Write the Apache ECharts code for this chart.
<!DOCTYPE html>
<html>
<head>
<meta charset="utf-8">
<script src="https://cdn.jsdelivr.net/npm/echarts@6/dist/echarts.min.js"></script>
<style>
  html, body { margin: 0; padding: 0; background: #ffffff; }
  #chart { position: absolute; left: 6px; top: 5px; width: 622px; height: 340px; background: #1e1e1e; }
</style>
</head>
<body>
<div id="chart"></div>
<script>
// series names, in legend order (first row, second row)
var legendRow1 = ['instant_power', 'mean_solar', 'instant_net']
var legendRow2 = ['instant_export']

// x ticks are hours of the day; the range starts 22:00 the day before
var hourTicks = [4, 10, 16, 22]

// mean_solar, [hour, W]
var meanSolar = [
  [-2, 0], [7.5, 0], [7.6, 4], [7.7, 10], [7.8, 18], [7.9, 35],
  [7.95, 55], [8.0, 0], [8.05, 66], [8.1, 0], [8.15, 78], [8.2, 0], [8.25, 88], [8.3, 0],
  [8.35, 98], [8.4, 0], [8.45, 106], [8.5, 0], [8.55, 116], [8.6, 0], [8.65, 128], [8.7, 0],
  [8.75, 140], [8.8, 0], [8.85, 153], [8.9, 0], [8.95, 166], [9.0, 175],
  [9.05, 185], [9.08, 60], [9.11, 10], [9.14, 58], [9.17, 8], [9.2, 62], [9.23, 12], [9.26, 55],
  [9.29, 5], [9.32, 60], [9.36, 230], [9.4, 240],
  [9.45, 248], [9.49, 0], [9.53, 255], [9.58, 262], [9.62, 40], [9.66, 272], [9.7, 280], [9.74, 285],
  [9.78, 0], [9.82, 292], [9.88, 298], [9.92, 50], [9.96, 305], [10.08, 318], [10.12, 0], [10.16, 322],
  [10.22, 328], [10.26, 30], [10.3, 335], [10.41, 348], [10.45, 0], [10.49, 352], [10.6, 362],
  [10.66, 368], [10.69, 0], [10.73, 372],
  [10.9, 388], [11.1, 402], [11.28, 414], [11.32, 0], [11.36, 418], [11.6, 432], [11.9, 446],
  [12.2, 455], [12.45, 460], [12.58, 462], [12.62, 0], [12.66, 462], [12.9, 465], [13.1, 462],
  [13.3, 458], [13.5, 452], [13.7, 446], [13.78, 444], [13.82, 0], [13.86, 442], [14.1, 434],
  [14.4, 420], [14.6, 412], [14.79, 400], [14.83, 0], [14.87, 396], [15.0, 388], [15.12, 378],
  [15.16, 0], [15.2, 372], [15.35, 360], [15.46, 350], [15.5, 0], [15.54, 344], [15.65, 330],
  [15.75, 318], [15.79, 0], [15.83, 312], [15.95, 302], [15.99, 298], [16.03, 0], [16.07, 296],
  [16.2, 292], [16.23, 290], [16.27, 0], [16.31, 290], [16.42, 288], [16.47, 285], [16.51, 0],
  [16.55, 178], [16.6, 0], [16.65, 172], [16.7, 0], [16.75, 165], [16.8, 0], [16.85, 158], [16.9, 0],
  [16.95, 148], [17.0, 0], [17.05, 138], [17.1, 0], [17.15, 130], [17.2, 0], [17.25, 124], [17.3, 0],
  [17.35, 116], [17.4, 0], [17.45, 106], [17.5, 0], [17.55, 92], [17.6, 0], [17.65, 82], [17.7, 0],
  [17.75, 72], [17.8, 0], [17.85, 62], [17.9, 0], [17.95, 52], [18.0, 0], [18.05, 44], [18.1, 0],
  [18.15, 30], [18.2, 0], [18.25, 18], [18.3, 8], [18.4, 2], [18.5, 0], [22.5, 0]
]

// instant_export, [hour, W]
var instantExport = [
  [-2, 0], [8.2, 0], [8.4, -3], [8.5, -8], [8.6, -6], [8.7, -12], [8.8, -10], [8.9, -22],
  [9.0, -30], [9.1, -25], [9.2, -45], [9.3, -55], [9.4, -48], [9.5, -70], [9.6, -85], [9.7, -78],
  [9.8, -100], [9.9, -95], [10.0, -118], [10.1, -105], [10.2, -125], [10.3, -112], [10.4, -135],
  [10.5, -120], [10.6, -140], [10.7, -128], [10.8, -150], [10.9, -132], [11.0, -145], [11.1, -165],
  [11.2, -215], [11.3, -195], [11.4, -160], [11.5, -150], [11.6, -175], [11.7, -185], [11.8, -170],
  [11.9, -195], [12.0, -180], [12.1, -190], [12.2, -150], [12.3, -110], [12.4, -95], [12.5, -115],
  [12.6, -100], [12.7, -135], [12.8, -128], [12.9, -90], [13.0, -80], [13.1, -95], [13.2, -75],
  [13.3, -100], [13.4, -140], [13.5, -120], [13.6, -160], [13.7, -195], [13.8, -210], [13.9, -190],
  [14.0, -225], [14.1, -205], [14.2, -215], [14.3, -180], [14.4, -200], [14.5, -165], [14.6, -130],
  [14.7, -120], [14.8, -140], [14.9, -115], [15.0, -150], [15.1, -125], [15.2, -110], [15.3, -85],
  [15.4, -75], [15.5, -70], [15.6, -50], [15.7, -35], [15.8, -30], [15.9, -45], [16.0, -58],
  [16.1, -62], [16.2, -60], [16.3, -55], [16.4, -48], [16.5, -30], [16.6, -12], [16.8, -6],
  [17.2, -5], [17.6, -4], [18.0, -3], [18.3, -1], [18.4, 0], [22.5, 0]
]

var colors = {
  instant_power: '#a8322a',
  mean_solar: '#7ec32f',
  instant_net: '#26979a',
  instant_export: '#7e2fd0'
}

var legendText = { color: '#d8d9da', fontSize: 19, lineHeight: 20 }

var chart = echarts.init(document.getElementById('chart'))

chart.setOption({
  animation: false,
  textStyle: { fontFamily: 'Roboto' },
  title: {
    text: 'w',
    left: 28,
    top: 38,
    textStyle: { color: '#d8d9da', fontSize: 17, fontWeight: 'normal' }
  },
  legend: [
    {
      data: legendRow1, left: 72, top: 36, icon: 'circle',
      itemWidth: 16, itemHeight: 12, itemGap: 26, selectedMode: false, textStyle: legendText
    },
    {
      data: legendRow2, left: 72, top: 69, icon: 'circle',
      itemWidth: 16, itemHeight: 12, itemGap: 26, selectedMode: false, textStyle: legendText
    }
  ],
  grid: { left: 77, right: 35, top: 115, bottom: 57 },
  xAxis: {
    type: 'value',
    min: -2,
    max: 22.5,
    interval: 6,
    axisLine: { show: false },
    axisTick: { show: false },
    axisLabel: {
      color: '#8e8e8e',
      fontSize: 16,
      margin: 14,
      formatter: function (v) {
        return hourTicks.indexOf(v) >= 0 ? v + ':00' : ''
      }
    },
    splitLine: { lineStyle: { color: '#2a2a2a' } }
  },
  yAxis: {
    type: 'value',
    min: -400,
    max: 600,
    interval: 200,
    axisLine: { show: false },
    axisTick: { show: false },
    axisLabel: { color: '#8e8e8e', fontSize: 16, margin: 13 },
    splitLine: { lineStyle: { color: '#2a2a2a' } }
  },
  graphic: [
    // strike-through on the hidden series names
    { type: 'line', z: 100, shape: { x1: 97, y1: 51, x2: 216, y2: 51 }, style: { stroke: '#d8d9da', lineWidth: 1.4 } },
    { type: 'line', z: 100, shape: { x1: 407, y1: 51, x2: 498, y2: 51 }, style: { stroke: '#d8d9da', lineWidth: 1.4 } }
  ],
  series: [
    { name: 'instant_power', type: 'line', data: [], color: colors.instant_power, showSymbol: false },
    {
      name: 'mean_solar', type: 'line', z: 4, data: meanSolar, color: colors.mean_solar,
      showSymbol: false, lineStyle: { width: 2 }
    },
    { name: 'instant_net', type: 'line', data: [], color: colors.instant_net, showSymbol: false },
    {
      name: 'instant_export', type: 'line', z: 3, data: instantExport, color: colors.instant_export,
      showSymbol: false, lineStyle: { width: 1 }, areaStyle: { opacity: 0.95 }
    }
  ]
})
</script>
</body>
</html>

...

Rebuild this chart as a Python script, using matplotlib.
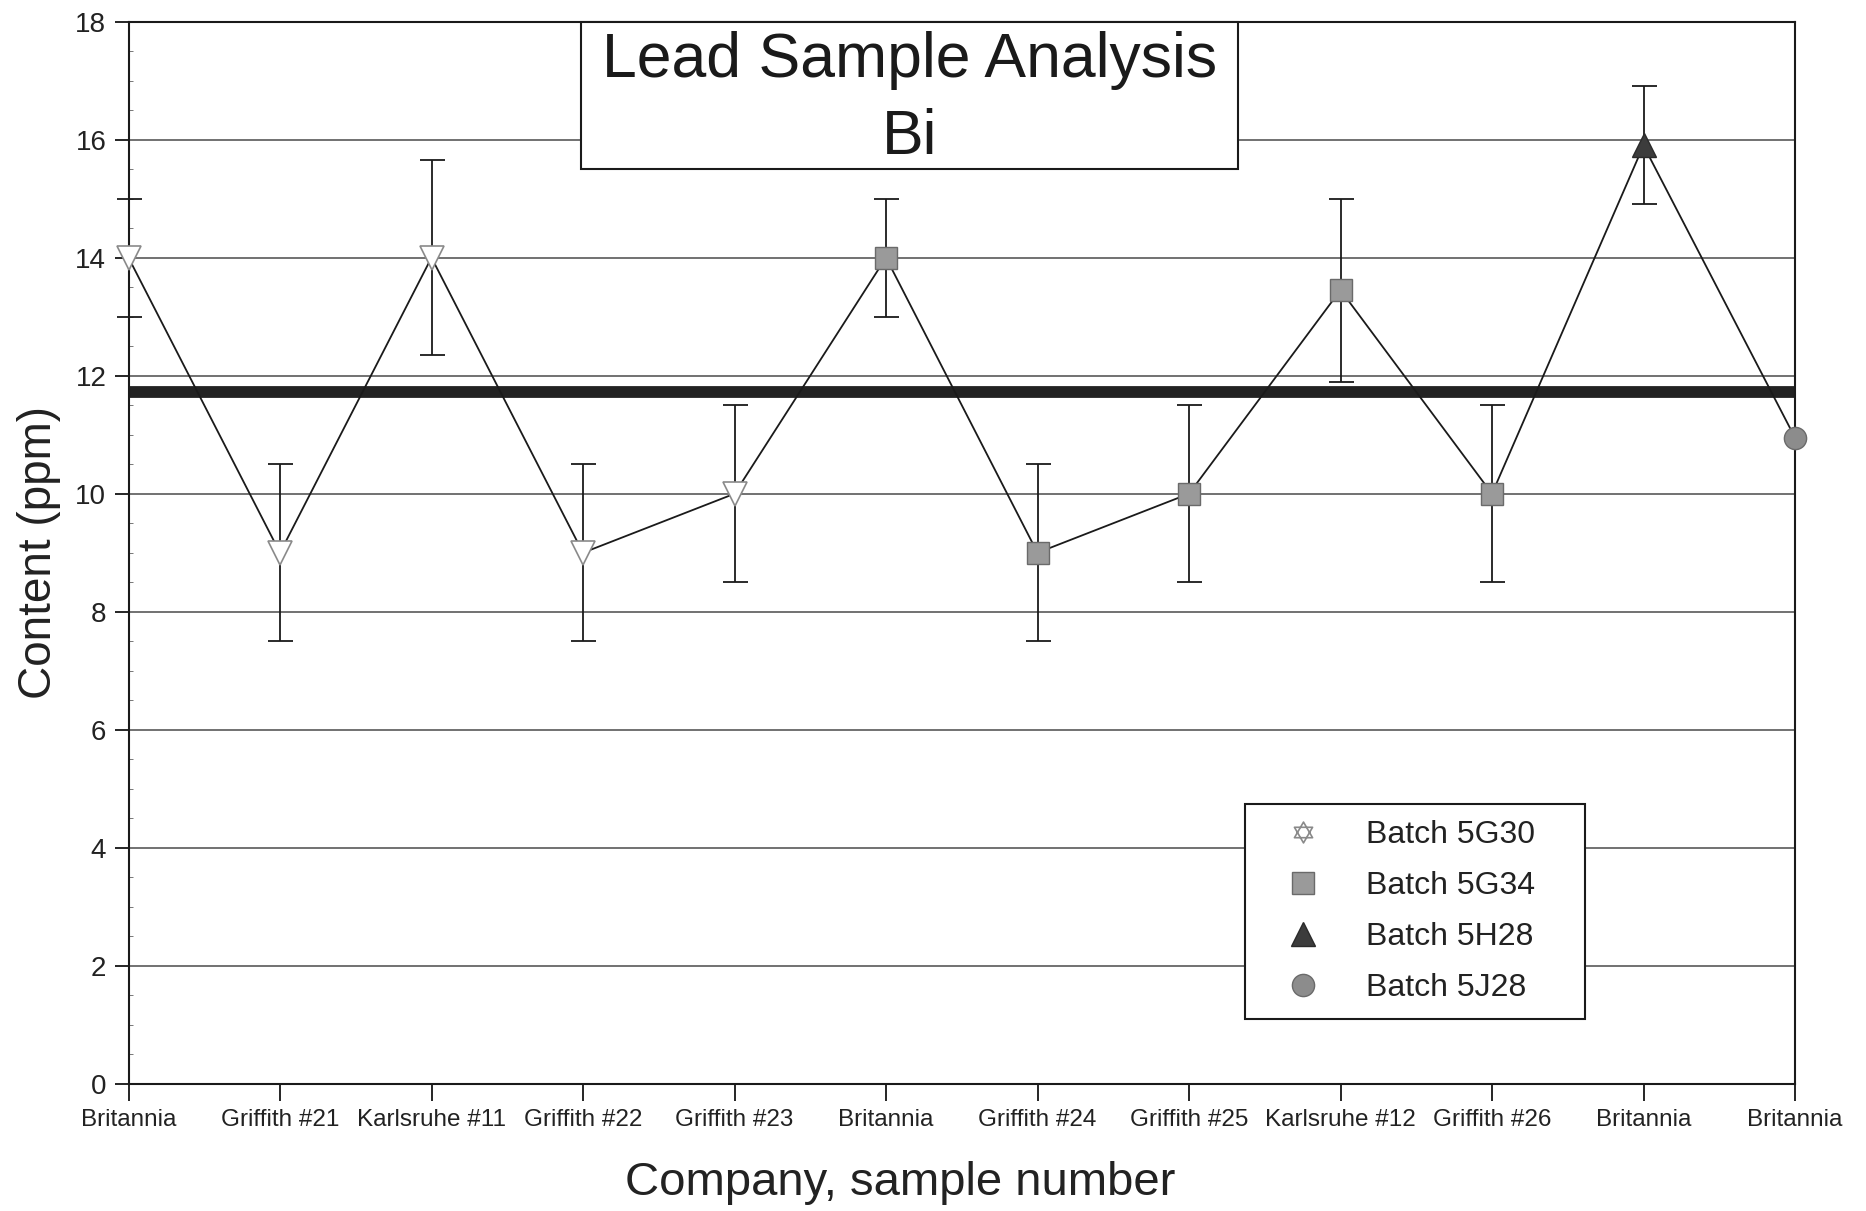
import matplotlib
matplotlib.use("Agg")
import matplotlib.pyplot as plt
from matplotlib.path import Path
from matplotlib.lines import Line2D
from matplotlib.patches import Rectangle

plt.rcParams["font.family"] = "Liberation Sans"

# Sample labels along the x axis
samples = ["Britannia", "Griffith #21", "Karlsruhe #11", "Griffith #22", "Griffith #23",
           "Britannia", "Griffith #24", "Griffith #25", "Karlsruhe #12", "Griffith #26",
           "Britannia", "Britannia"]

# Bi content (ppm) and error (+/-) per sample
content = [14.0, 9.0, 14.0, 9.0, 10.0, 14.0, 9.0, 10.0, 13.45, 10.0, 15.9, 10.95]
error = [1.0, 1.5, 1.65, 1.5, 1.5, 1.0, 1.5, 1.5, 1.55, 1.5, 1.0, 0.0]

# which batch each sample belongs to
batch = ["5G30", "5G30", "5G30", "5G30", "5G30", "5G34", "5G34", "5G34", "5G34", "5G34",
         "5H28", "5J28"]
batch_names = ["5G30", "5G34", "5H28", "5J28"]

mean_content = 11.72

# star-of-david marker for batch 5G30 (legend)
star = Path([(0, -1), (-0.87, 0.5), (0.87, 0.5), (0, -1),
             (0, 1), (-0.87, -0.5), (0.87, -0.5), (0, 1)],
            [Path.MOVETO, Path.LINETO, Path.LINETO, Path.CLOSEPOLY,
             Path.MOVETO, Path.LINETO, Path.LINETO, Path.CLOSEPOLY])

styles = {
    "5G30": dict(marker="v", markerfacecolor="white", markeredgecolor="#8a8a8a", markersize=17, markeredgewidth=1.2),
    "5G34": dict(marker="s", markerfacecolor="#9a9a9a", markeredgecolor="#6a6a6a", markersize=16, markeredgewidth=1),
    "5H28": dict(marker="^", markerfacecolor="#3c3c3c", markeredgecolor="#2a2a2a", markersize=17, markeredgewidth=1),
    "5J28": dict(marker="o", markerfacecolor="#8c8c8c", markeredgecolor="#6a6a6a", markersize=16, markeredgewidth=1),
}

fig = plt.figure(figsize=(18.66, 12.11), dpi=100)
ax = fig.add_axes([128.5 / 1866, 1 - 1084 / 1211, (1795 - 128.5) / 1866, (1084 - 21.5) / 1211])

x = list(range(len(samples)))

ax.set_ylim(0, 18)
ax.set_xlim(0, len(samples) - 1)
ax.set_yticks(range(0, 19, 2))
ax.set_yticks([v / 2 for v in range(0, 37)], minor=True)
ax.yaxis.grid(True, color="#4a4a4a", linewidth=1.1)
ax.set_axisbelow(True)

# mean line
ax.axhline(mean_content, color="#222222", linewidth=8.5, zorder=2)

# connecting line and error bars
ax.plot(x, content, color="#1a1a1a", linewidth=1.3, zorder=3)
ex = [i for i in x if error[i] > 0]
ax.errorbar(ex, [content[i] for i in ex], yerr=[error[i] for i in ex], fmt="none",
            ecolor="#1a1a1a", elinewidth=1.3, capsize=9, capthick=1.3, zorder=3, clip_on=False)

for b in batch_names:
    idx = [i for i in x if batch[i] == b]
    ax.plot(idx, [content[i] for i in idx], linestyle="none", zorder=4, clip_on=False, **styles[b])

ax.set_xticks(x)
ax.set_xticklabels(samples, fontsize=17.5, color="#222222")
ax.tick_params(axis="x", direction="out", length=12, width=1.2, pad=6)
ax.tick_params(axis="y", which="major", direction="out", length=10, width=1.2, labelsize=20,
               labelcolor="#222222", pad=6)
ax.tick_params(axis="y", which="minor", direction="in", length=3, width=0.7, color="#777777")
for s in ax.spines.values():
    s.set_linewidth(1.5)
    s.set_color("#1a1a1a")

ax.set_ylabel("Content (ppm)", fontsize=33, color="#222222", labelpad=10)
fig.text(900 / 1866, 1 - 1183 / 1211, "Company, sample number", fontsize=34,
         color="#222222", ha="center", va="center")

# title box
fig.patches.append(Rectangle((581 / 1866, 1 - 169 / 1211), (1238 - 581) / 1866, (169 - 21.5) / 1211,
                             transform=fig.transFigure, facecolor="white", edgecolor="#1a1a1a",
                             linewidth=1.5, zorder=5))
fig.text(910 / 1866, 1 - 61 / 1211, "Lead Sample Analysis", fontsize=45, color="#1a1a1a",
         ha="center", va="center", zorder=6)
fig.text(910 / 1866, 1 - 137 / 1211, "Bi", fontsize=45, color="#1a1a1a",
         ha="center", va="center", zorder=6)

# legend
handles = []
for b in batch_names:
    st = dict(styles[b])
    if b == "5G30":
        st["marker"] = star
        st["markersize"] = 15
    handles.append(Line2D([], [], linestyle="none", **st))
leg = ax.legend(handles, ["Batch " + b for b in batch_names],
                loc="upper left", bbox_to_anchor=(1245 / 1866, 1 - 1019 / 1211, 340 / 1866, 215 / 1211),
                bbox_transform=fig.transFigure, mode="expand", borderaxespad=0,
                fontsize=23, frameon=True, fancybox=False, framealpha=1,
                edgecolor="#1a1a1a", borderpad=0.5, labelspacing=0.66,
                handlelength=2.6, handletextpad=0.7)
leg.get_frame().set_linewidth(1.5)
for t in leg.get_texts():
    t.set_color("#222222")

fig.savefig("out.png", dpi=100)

### INSTRUCTIONS FOR THE TASK
From the line that contains "Write the Apache ECharts code for this chart." through the line that contains "var hourTicks = [4, 10, 16, 22]", reproduce every line exactly, both end lines included.

### EXERCISE RESULT
Write the Apache ECharts code for this chart.
<!DOCTYPE html>
<html>
<head>
<meta charset="utf-8">
<script src="https://cdn.jsdelivr.net/npm/echarts@6/dist/echarts.min.js"></script>
<style>
  html, body { margin: 0; padding: 0; background: #ffffff; }
  #chart { position: absolute; left: 6px; top: 5px; width: 622px; height: 340px; background: #1e1e1e; }
</style>
</head>
<body>
<div id="chart"></div>
<script>
// series names, in legend order (first row, second row)
var legendRow1 = ['instant_power', 'mean_solar', 'instant_net']
var legendRow2 = ['instant_export']

// x ticks are hours of the day; the range starts 22:00 the day before
var hourTicks = [4, 10, 16, 22]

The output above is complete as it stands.